By Nurhidayahti Mohammad Miharja
Last month, Dr. Tariq Ramadan’s most recent book, The Arab Awakening, provided the context for his talk that was co-hosted by MEI and MUIS (the Islamic Religious Council of Singapore) at the Shangri-La Hotel, which was filled to capacity.
While the downfall of authoritarian regimes in the course of the uprisings unleashed many positive sentiments, the uprisings have not resulted in as many new freedoms as is often described. “Cautiously optimistic” was thus Ramadan’s approach to the uprisings. He maintained that the terminology used—particularly “revolutions” and “Arab Spring”—have produced a narrow understanding of the events that is not consonant with the reality or the consequences.
Arab critics construed such caution as casting doubt on Arab capabilities. On the contrary, Ramadan asserted that he never implied that the Arabs were not able to “make it.” “That they were the only ones to make it or to make it the way it was described is what is problematic,” he said. It is known, for instance, that over the last five years international organizations such as CANVAS were disseminating a philosophy of nonviolent demonstrations using social networks and the Internet. He gave the example of the first international network of Middle Eastern and North African bloggers, located in Budapest, which was financed by Google.
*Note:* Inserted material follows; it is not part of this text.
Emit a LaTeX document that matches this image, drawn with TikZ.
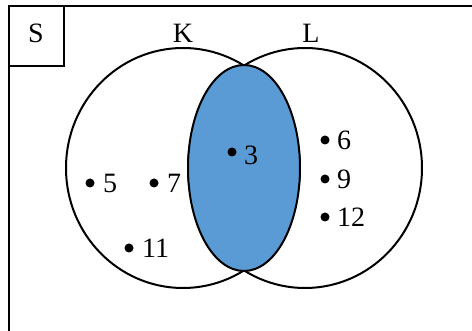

While some have called such statements indicative of a conspiracy theory, Ramadan argued that it is only a strategic overview of the present state of affairs. He contended that there is a need for a more complex understanding of events because in history, “very often colonizing forces, the American or Russian administrations, were playing behind the scenes.” He did, however, acknowledge the presence of an intellectual revolution and a cultural shift whereby the Arab masses are now convinced that dictators can be removed through nonviolent protests. At the same time, it is important not to replace the hegemony of Western-supported dictators with the hegemony of Islamism. While the uprisings were initiated by the Arab masses whose unifying values were against autocratic rule, the revolts’ chief beneficiaries have been the better organized and funded Islamists.
Ramadan noted that discussions on the Arab uprisings have a tendency to overlook nuances in the economic realities on national, regional, and international platforms. The task is thus to acknowledge the place of new economic actors such as Brazil, India, Russia, and China without overlooking the resulting power struggle in the Middle East. He asserted that the economic shift toward the East before the uprisings made it impossible for Western countries to maintain their standing in the Middle East and North Africa, implying a Western interest in seeing the region transform in order to easily wield influence once again.
Ramadan then advanced four main recommendations to keep in mind when discussing the aftermath of the uprisings. Firstly, he advocated avoiding notions that polarize Islamism and secularism. Such a view, he said, often closes the door to a “deeper understanding of what could be the political project in terms of its institutions.” To the extent that the conception of a civil state with Islamic references from an ethical viewpoint is a legitimate alternative, laying out the specificities of such a project is key.
Secondly, he contended that no proper democratization can be pursued without clarity in regard to educational projects. Thirdly, he argued that an increase in Middle East economic interaction with the South and East presents the most persuasive strategy to open up new channels for rebalancing economic dependency and independence. Finally, resisting world culture or Westernization requires that the Arab world celebrates its culture and language, provided the masses do not confuse cultural modernity with Western hegemony.
Ramadan concluded that while it is incorrect to assume that “everything is controlled from abroad and nothing can be done by the people,” it is also necessary to take into account the multiple facets of the uprisings to understand the ways in which the uprisings were—and continue to be—affected by geostrategic economic and political interests.